ARM64 floating point arithmetic

Project Overview

In previous posts, normally at last of execution we ask the Linux exit() to return an integer result. But in this post we’ll do pointing point arithmetic, so we have to change the game plan – we’ll use the C function printf() to print out the floating number.

We write out add.h and main.c:

add.h:

float add(float a, float b);

main.c:

#include "add.h"
#include <stdio.h>

int main() {
    printf("%f\n", add(3.4, -2.7));
    return 0;
}

what remains is to write an add.s, and eventually link it with main.c to produce the executable file.

The adding function in assembly

Recall that all constants are preceded by #. 0x denotes hexadecimal, otherwise decimal. So #0x10 is the hexadecimal 10, equivalent to decimal 16. #12 is just the decimal 12.

add.s:

.global add

.text
add:
    sub sp, sp, #0x10       // set sp to sp - 16 bytes
    str s0, [sp, #12]       // store s0 first param at sp + 12 bytes
    str s1, [sp, #8]        // store s1 second param at sp + 8 bytes
    sub sp, sp, #0x10       // set sp to sp - 16 bytes once more
    str lr, [sp, #8]        // store link register lr at sp + 8 bytes
    str fp, [sp]            // store frame pointer fp at sp
    mov fp, sp              // set frame pointer fp to sp

    fadd s0, s0, s1         // floating-point add
                            // store result in s0

    ldr fp, [sp]            // restore frame pointer fp from sp
    ldr lr, [sp, #8]        // restore link register lr from sp + 8 bytes
    add sp, sp, #0x10       // set sp to sp + 16 bytes
                            // now, the params s0, s1 at function entry
                            // should be stored at sp + 8 bytes, sp + 16 bytes
                            // but we don't restore them
    add sp, sp, #0x10       // set sp to sp + 16 bytes once more
                            // fully unwind stack used by this function
    ret

Floating point registers

64-bit floating point registers are named d0, d1, … Their lower 32-bit parts are named s0, s1, …

The C float type is typically 32-bit, or occupying 4 bytes. That’s why in the code above, the sp + 8 bytes to sp + 15 bytes on the stack are used to store the two parameters at entry s0 and s1, while leaving sp to sp + 7 bytes empty:


    sub sp, sp, #0x10       // set sp to sp - 16 bytes
    str s0, [sp, #12]       // store s0 first param at sp + 12 bytes
    str s1, [sp, #8]        // store s1 second param at sp + 8 bytes

Stack use

The stack grows downward: its pointer’s address decreases as more data is pushed onto it. Before the fadd floating point operation, the stack would have been prepared and look like

s0      4 bytes
s1      4 bytes
[empty 8 bytes]
lr      8 bytes
old fp  8 bytes    <-- sp

In the link register lr is stored the return address for the add() function: somewhere inside the main() function.

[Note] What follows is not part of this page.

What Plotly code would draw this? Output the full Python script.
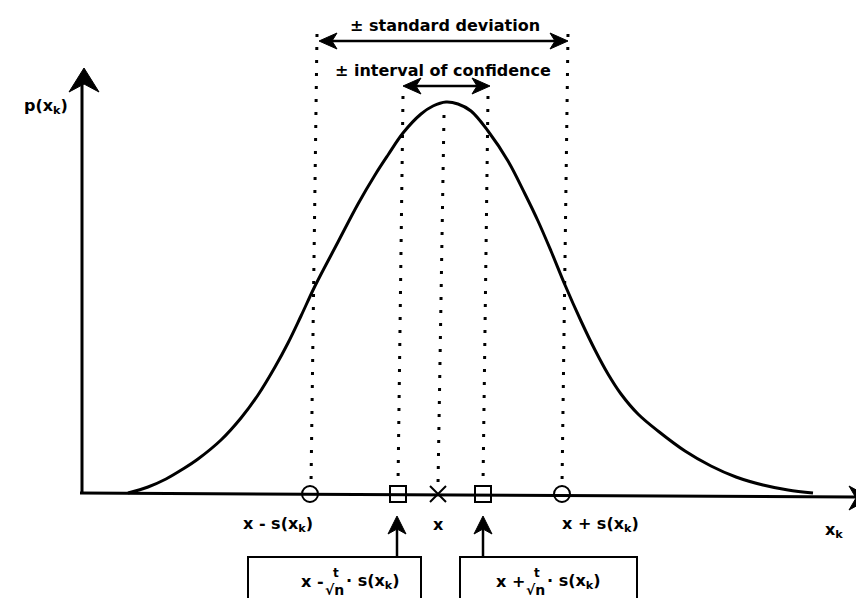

The frame pointer fp momentarily points to the current stack pointer sp during the life of the fadd operation, before being restored to the old frame pointer, in preparation for returning to the main() function.

Make the code run

We assemble the add.s into a binary file add.o:

$ as -o add.o add.s

then compile the remaing C files, and link with add.o to produce the final executable file main:

$ gcc -o main main.c add.o

We run it:

$ ./main
0.700000

References

Arm Compiler armasm User Guide. On https://developer.arm.com, search for “armasm user guide”. In the result list, find the latest version of “Arm Compiler armasm User Guide”.

ARM64 function calls, /2025/08/04/arm64-func.html.

Introduction to Aarch64 architecture, 8. The Stack, https://hrishim.github.io/llvl_prog1_book/stack.html.